Done and Delivery

The first 90% of a project takes 90% of the time, and the last 10% of the project takes the other 90% of the time.

A key tension for development teams is defining what it means to be “done”.  It seems like every time we learn something new, the goal posts are changed.  This is especially true when what is being delivered needs external validation.  External validation can take several forms, especially when different parts of a business are at different stages in their agile journey:

  • Quality assurance is a separate team.
  • Business stakeholders don’t know what they want until they see it; then they want something different.
  • Regulatory bodies or auditors must approve the results, for legal or compliance reasons.
  • Competition and customer demands are constantly evolving, requiring rapid innovation.

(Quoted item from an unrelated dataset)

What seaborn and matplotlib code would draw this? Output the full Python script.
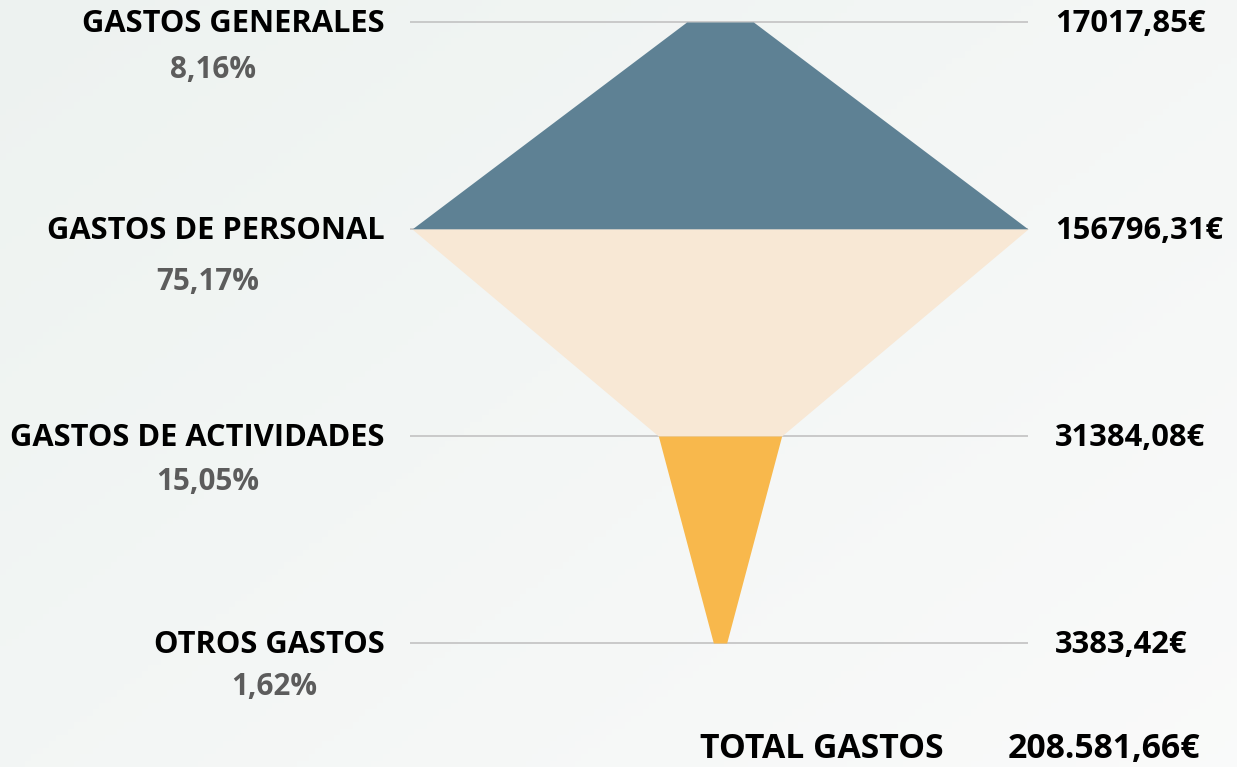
import numpy as np
import matplotlib.pyplot as plt
import seaborn as sns

# data
categories = ["GASTOS GENERALES", "GASTOS DE PERSONAL", "GASTOS DE ACTIVIDADES", "OTROS GASTOS"]
values = [17017.85, 156796.31, 31384.08, 3383.42]
value_labels = ["17017,85€", "156796,31€", "31384,08€", "3383,42€"]
percent_labels = ["8,16%", "75,17%", "15,05%", "1,62%"]
total_label = "TOTAL GASTOS"
total_value = "208.581,66€"
colors = ["#5E8194", "#F8E8D5", "#F8B84C"]

sns.set_theme(style="white")
plt.rcParams['font.family'] = ['Open Sans', 'DejaVu Sans']

W, H = 1237, 767
fig = plt.figure(figsize=(W / 100, H / 100), dpi=100)
ax = fig.add_axes([0, 0, 1, 1])
ax.set_xlim(0, W)
ax.set_ylim(H, 0)
ax.axis('off')

# soft background
gx, gy = np.meshgrid(np.linspace(0, 1, 200), np.linspace(0, 1, 120))
grad = np.clip(0.55 * gx + 0.45 * gy, 0, 1)
c0 = np.array([0.93, 0.95, 0.942])
c1 = np.array([0.98, 0.982, 0.981])
img = c0[None, None, :] * (1 - grad[..., None]) + c1[None, None, :] * grad[..., None]
ax.imshow(img, extent=[0, W, H, 0], aspect='auto', zorder=0)

# layout
cx = 720
top = 22
step = 207
scale = 616 / max(values)
levels = [top + i * step for i in range(len(values))]
half = [v * scale / 2 for v in values]
line_half = max(values) * scale / 2

for i, y in enumerate(levels):
    ax.hlines(y, cx - line_half - 2, cx + line_half, color="#C6C6C6", lw=1.3, zorder=1)

for i in range(len(values) - 1):
    ys = [levels[i], levels[i + 1]]
    ax.fill_betweenx(ys, [cx - half[i], cx - half[i + 1]], [cx + half[i], cx + half[i + 1]],
                     color=colors[i], lw=0, zorder=2)

fs = 22.2
pct_x = [213, 208, 208, 274]
pct_dy = [48, 53, 46, 44]
for i, y in enumerate(levels):
    ax.text(385, y + 2, categories[i], ha='right', va='center', fontsize=fs,
            fontweight='bold', color='black', zorder=3)
    ax.text(pct_x[i], y + pct_dy[i], percent_labels[i], ha='center', va='center', fontsize=21.3,
            fontweight='bold', color='#5C5C5C', zorder=3)
    ax.text(1055, y + 2, value_labels[i], ha='left', va='center', fontsize=fs,
            fontweight='bold', color='black', zorder=3)

ax.text(700, 749, total_label, ha='left', va='center', fontsize=24.3,
        fontweight='bold', color='black', zorder=3)
ax.text(1008, 749, total_value, ha='left', va='center', fontsize=24.3,
        fontweight='bold', color='black', zorder=3)

fig.savefig("out.png", dpi=100)
plt.close(fig)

All these challenges create a similar problem:  nailing down what it means to be done.  Agile frameworks promote a “definition of done” to guide a team’s work in small increments.  While each team may have a different definition of what “done” means, they should all have in common:

… a potentially releasable Increment of “Done” product at the end of each Sprint.

Scrum Guide

Potentially Releasable Increment

Note that the product increment — new functionality or a change to functionality — does not need to be “released” to be “done”.  But it needs to be potentially releasable.  That means, if given to customers and end users, they should be able to do something new and worthwhile with it.  If it’s a patch or bug fix, it should actually fix the problem.

The epitome of agile delivery models is continuous integration (CI) and continuous delivery (CD).  Taken together, this means that work is pushed to production as soon as it’s completed.  I can attest firsthand that for teams that embrace the CI/CD model, the benefits are huge.  Customers get what they want faster, and changes can be made much more quickly.  But sometimes this is not possible, or even desirable.

Why now might there be a delay between “done” and “released”?

  1. End users may need training before new functionality is dropped on them.
  2. Additional validation or approval cycles may be needed that are completely outside the development team’s control, especially for legal or compliance reasons.
  3. The new functionality works just fine, but is no longer relevant.
  4. The new functionality works just fine, but needs more functionality to be strategically complete.
  5. Marketing strategy may combine several increments into a single release, to make a bigger splash or a dramatic “reveal”.
  6. The release process may be too expensive for a continuous delivery model, so releases must be grouped.

While each of these reasons may be strategically valid, they do raise opportunities for significant improvement.

Training constraint

If user training is a bottleneck, can the product be made more intuitive?  For example, Apple insists that from the very first launch, an iPhone app should be “fast, fun, and educational“, with quick and easy tutorials.

The one time I tried to write an app for the iOS store, it was rejected for this very reason — a brand new user should understand the app and how it works in less than a minute!

Compliance and validation constraint

A distinction between “done” and “released” is critical when external approval processes are required.  Especially when the approval timeline is out of the dev team’s control, your feature tracking and task tracking systems must be set up to handle this limbo state.

The ideal resolution is to embed quality assurance into the development team, and use a test-first model, but sometimes this is impossible due to business constraints or regulatory constraints.

The business tendency is for the validators to say “it’s not done until I say it’s done and so you have to wait to call it done.”  This mindset creates two problems.  Consider a team on a 2-week sprint cycle, where their work is then taken through a 1-to-2 month approval process:

  • Reports of the team’s velocity (how much is getting to done each sprint) are meaningless, because the “done” work is reported based on the approval team’s cycle, not the development team’s work cycle.
  • The development team cannot celebrate the completion of their sprint goal at the end of each sprint.  Thus one of the key emotional motivators of “doing agile” is lost.

In short, the feedback loop on productivity — getting to “done” — can be kept distinct from the feedback loop on approval for “release”.

When the validation process finds a problem, a defect can be reported as a “bug” for the team to work on, most likely in their current or next sprint.  The other situation where “it’s all wrong” is when “you built what I said but that’s not what I meant” or “that’s not what I want now”; in that case, a new task (aka user story) can be created for the development team to schedule in their work.

Release timing constraint

Sometimes release timing is driven by cost constraints or other strategic considerations.  In that situation, it’s important to have a system to track what is done all the way through to final release in the product or service being delivered.

The better we get in coordinating activity between development and operations, the more our systems must handle this intermediate state between “done” and “released”.   For the technically-minded, here are some topics to track down and understand to handle this intermediate “done” but “not released” state:

Final warning:  Don’t be a Scrum But

It’s far too easy to use challenges like this to compromise on agile principles and proven DevOps practices.  Hats off to Bill Rinko-Gay of the Agile Alliance for challenging us to consider whether we’re making the tough choices we need to make to advance the cause of agility and grow toward more healthy, productive teams:  https://www.scrumalliance.org/community/articles/2013/february/you-may-be-a-scrum-but

Embrace the journey.  It may take many iterations to implement these principles.  Many agile processes and principles are designed precisely because we do not live in a perfect world.  When we set our priorities and make one improvement at a time, eventually those changes add up like a snowball going downhill.